» **WHAT YOU WILL DO**: Start with the line that contains "Write a Python" and end with the line that contains "fig = plt.figure(figsize=(5.2, 3.9), dpi=100)"; retype those lines and the ones between them exactly, without any pictures.

» **GIVEN DATA**:
>>>>

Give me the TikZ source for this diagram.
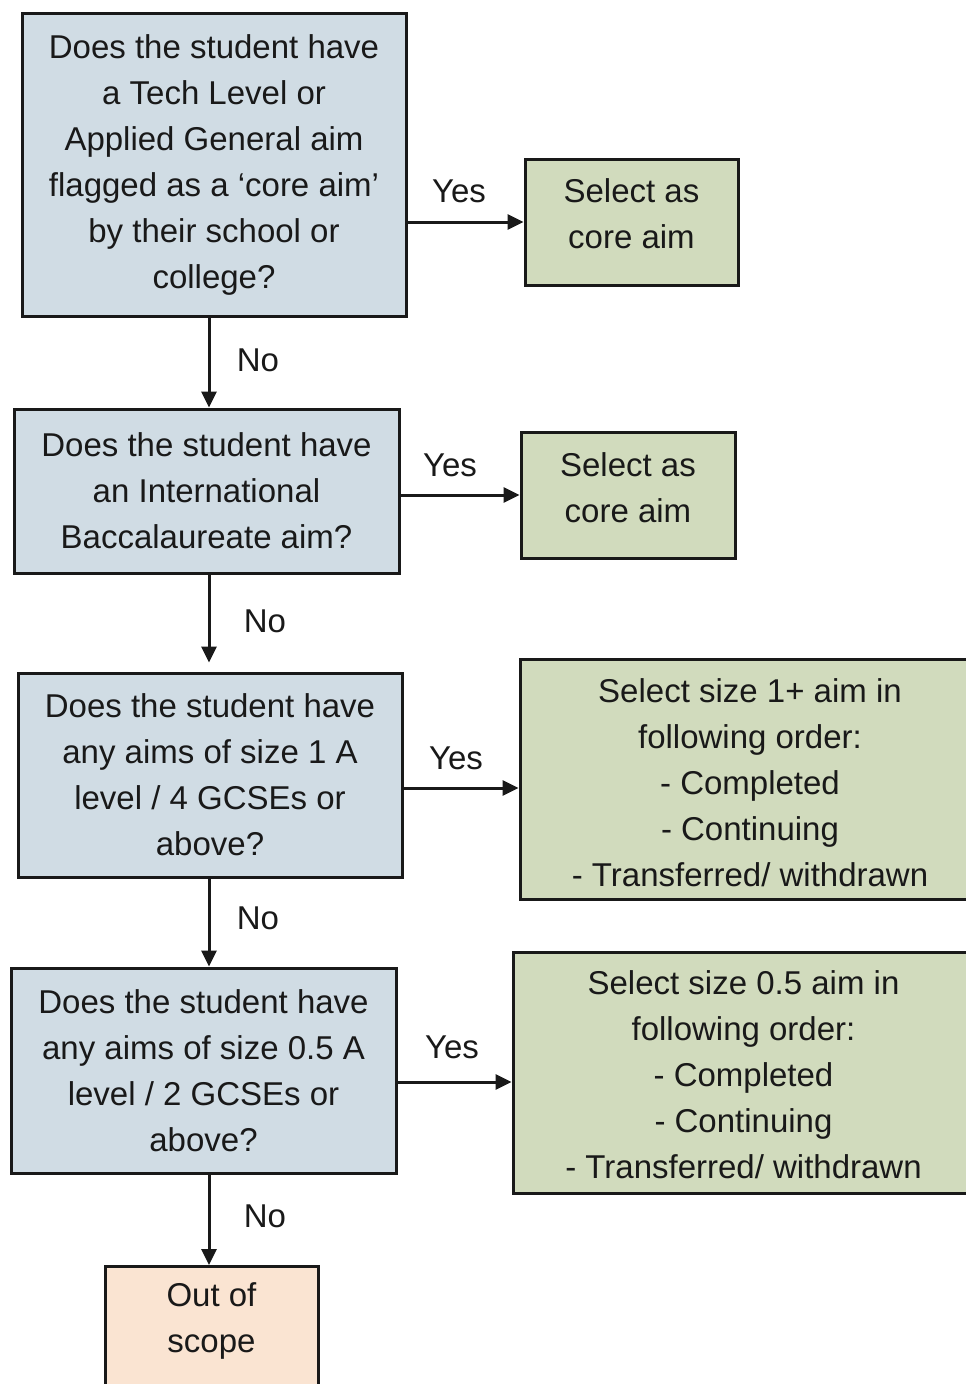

<<<<
>>>>

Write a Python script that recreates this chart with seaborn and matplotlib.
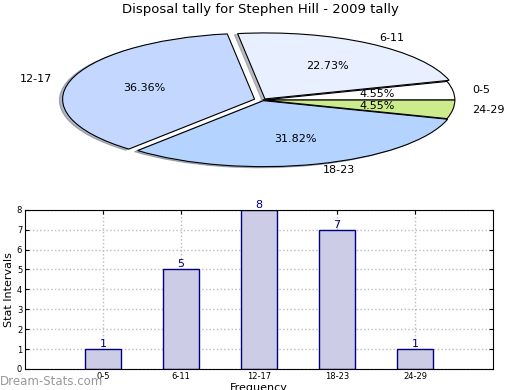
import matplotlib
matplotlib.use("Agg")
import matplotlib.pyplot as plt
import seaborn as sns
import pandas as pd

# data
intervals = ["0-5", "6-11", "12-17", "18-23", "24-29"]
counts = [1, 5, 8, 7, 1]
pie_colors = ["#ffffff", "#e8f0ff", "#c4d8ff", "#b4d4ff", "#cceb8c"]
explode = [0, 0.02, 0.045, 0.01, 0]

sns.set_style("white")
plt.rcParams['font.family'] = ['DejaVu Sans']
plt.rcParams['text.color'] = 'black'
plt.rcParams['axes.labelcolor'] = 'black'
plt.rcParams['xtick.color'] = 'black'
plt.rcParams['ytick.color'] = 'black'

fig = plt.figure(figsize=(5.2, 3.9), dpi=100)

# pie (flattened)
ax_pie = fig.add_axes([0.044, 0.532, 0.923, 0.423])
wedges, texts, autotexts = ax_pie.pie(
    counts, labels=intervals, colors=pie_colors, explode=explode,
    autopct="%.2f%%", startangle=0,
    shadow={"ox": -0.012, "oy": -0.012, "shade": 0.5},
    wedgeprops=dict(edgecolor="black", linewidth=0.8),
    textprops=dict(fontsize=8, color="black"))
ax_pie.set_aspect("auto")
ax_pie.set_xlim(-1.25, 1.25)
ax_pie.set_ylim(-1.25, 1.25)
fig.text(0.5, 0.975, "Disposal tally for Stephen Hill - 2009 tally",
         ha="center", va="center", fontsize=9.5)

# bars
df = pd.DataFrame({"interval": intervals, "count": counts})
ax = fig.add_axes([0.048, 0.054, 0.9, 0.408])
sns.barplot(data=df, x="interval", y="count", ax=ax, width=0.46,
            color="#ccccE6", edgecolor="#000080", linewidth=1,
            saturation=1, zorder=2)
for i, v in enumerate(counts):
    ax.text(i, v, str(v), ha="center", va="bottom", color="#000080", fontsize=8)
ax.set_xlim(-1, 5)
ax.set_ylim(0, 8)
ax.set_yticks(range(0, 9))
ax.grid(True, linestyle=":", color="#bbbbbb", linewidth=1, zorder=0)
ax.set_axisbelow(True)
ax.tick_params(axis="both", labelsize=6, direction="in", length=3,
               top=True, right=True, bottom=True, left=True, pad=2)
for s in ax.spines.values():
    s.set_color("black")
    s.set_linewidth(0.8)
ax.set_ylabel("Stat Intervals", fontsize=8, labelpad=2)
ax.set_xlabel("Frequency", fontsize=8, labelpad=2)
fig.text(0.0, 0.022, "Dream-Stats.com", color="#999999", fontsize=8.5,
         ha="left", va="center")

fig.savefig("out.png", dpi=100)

<<<<

» **WORKED SOLUTION**:
Write a Python script that recreates this chart with seaborn and matplotlib.
import matplotlib
matplotlib.use("Agg")
import matplotlib.pyplot as plt
import seaborn as sns
import pandas as pd

# data
intervals = ["0-5", "6-11", "12-17", "18-23", "24-29"]
counts = [1, 5, 8, 7, 1]
pie_colors = ["#ffffff", "#e8f0ff", "#c4d8ff", "#b4d4ff", "#cceb8c"]
explode = [0, 0.02, 0.045, 0.01, 0]

sns.set_style("white")
plt.rcParams['font.family'] = ['DejaVu Sans']
plt.rcParams['text.color'] = 'black'
plt.rcParams['axes.labelcolor'] = 'black'
plt.rcParams['xtick.color'] = 'black'
plt.rcParams['ytick.color'] = 'black'

fig = plt.figure(figsize=(5.2, 3.9), dpi=100)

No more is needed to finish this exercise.